§ **Request**
Write the material out again in full, word for word. Do not include the pictures.
──────── Stored data
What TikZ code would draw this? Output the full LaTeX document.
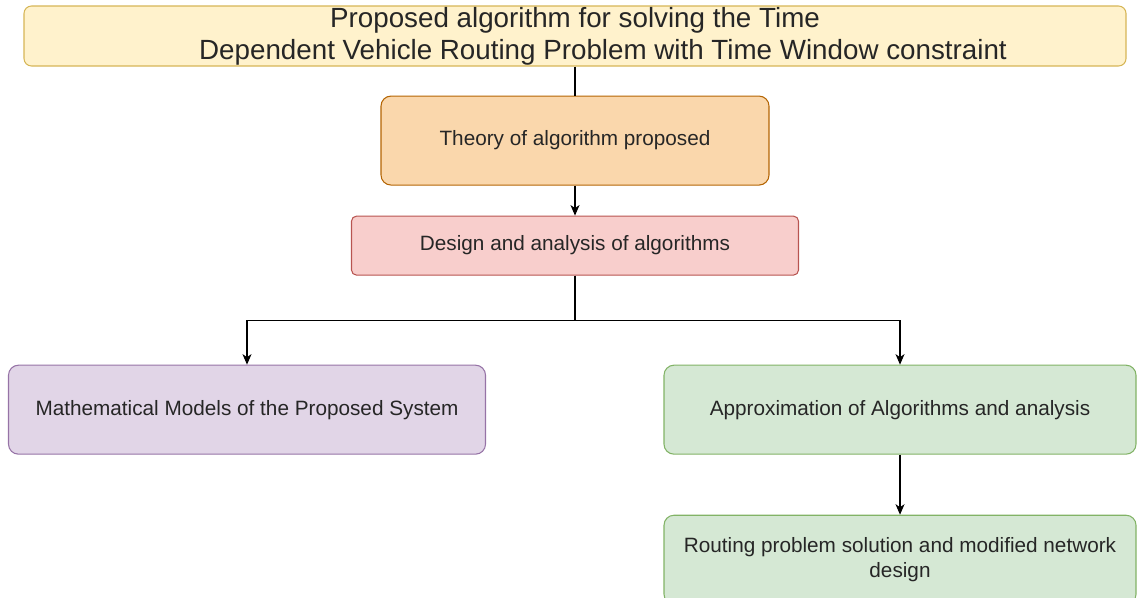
\documentclass[tikz,border=0pt]{standalone}
\usepackage{fontspec}
\setmainfont{Liberation Sans}
\usepackage{tikz}
\usetikzlibrary{positioning,arrows.meta}
\definecolor{titlefill}{HTML}{FFF2CC}
\definecolor{titleline}{HTML}{D6B656}
\definecolor{theoryfill}{HTML}{FAD7AC}
\definecolor{theoryline}{HTML}{B46504}
\definecolor{designfill}{HTML}{F8CECC}
\definecolor{designline}{HTML}{B85450}
\definecolor{mathfill}{HTML}{E1D5E7}
\definecolor{mathline}{HTML}{9673A6}
\definecolor{approxfill}{HTML}{D5E8D4}
\definecolor{approxline}{HTML}{82B366}

\begin{document}
\begin{tikzpicture}[node distance=0.6cm, text=black!85,
    font=\fontsize{11.8}{14.2}\selectfont,
    box/.style={draw, line width=0.6pt, rounded corners=0.2cm, minimum height=1.78cm, align=center},
    link/.style={line width=0.6pt, -{Stealth[length=2.1mm,width=1.8mm,inset=0.6mm]}}]
        \useasboundingbox (0,0) rectangle (22.76,-11.94);

        % Title
        \node [box, fill=titlefill, draw=titleline, rounded corners=0.15cm, inner ysep=0pt, minimum width=22.04cm, minimum height=1.2cm, font=\fontsize{15.8}{18}\selectfont] (title) at (11.5,-0.72) {Proposed algorithm for solving the Time\\\hspace*{1.12cm}Dependent Vehicle Routing Problem with Time Window constraint};

        % Theory and design
        \node [box, fill=theoryfill, draw=theoryline, below=0.58cm of title, minimum width=7.76cm] (theory) {Theory of algorithm proposed};
        \node [box, fill=designfill, draw=designline, below=of theory, rounded corners=0.1cm, minimum width=8.94cm, minimum height=1.18cm] (design) {Design and analysis of algorithms};

        % Two branches
        \node [box, fill=mathfill, draw=mathline, below=1.78cm of design, xshift=-6.56cm, minimum width=9.54cm] (models) {Mathematical Models of the Proposed System};
        \node [box, fill=approxfill, draw=approxline, below=1.78cm of design, xshift=6.5cm, minimum width=9.44cm] (approx) {Approximation of Algorithms and analysis};

        % Result
        \node [box, fill=approxfill, draw=approxline, below=1.2cm of approx, minimum width=9.44cm, font=\fontsize{11.8}{14.6}\selectfont] (routing) {Routing problem solution and modified network\\design};

        % Arrows
        \draw [line width=0.6pt] (title) -- (theory);
        \draw [link] (theory) -- (design);
        \draw [link] (design.south) -- ++(0,-0.9) -| (models.north);
        \draw [link] (design.south) -- ++(0,-0.9) -| (approx.north);
        \draw [link] (approx) -- (routing);
    \end{tikzpicture}
\end{document}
────────────────
§ **Task result**
What TikZ code would draw this? Output the full LaTeX document.
\documentclass[tikz,border=0pt]{standalone}
\usepackage{fontspec}
\setmainfont{Liberation Sans}
\usepackage{tikz}
\usetikzlibrary{positioning,arrows.meta}
\definecolor{titlefill}{HTML}{FFF2CC}
\definecolor{titleline}{HTML}{D6B656}
\definecolor{theoryfill}{HTML}{FAD7AC}
\definecolor{theoryline}{HTML}{B46504}
\definecolor{designfill}{HTML}{F8CECC}
\definecolor{designline}{HTML}{B85450}
\definecolor{mathfill}{HTML}{E1D5E7}
\definecolor{mathline}{HTML}{9673A6}
\definecolor{approxfill}{HTML}{D5E8D4}
\definecolor{approxline}{HTML}{82B366}

\begin{document}
\begin{tikzpicture}[node distance=0.6cm, text=black!85,
    font=\fontsize{11.8}{14.2}\selectfont,
    box/.style={draw, line width=0.6pt, rounded corners=0.2cm, minimum height=1.78cm, align=center},
    link/.style={line width=0.6pt, -{Stealth[length=2.1mm,width=1.8mm,inset=0.6mm]}}]
        \useasboundingbox (0,0) rectangle (22.76,-11.94);

        % Title
        \node [box, fill=titlefill, draw=titleline, rounded corners=0.15cm, inner ysep=0pt, minimum width=22.04cm, minimum height=1.2cm, font=\fontsize{15.8}{18}\selectfont] (title) at (11.5,-0.72) {Proposed algorithm for solving the Time\\\hspace*{1.12cm}Dependent Vehicle Routing Problem with Time Window constraint};

        % Theory and design
        \node [box, fill=theoryfill, draw=theoryline, below=0.58cm of title, minimum width=7.76cm] (theory) {Theory of algorithm proposed};
        \node [box, fill=designfill, draw=designline, below=of theory, rounded corners=0.1cm, minimum width=8.94cm, minimum height=1.18cm] (design) {Design and analysis of algorithms};

        % Two branches
        \node [box, fill=mathfill, draw=mathline, below=1.78cm of design, xshift=-6.56cm, minimum width=9.54cm] (models) {Mathematical Models of the Proposed System};
        \node [box, fill=approxfill, draw=approxline, below=1.78cm of design, xshift=6.5cm, minimum width=9.44cm] (approx) {Approximation of Algorithms and analysis};

        % Result
        \node [box, fill=approxfill, draw=approxline, below=1.2cm of approx, minimum width=9.44cm, font=\fontsize{11.8}{14.6}\selectfont] (routing) {Routing problem solution and modified network\\design};

        % Arrows
        \draw [line width=0.6pt] (title) -- (theory);
        \draw [link] (theory) -- (design);
        \draw [link] (design.south) -- ++(0,-0.9) -| (models.north);
        \draw [link] (design.south) -- ++(0,-0.9) -| (approx.north);
        \draw [link] (approx) -- (routing);
    \end{tikzpicture}
\end{document}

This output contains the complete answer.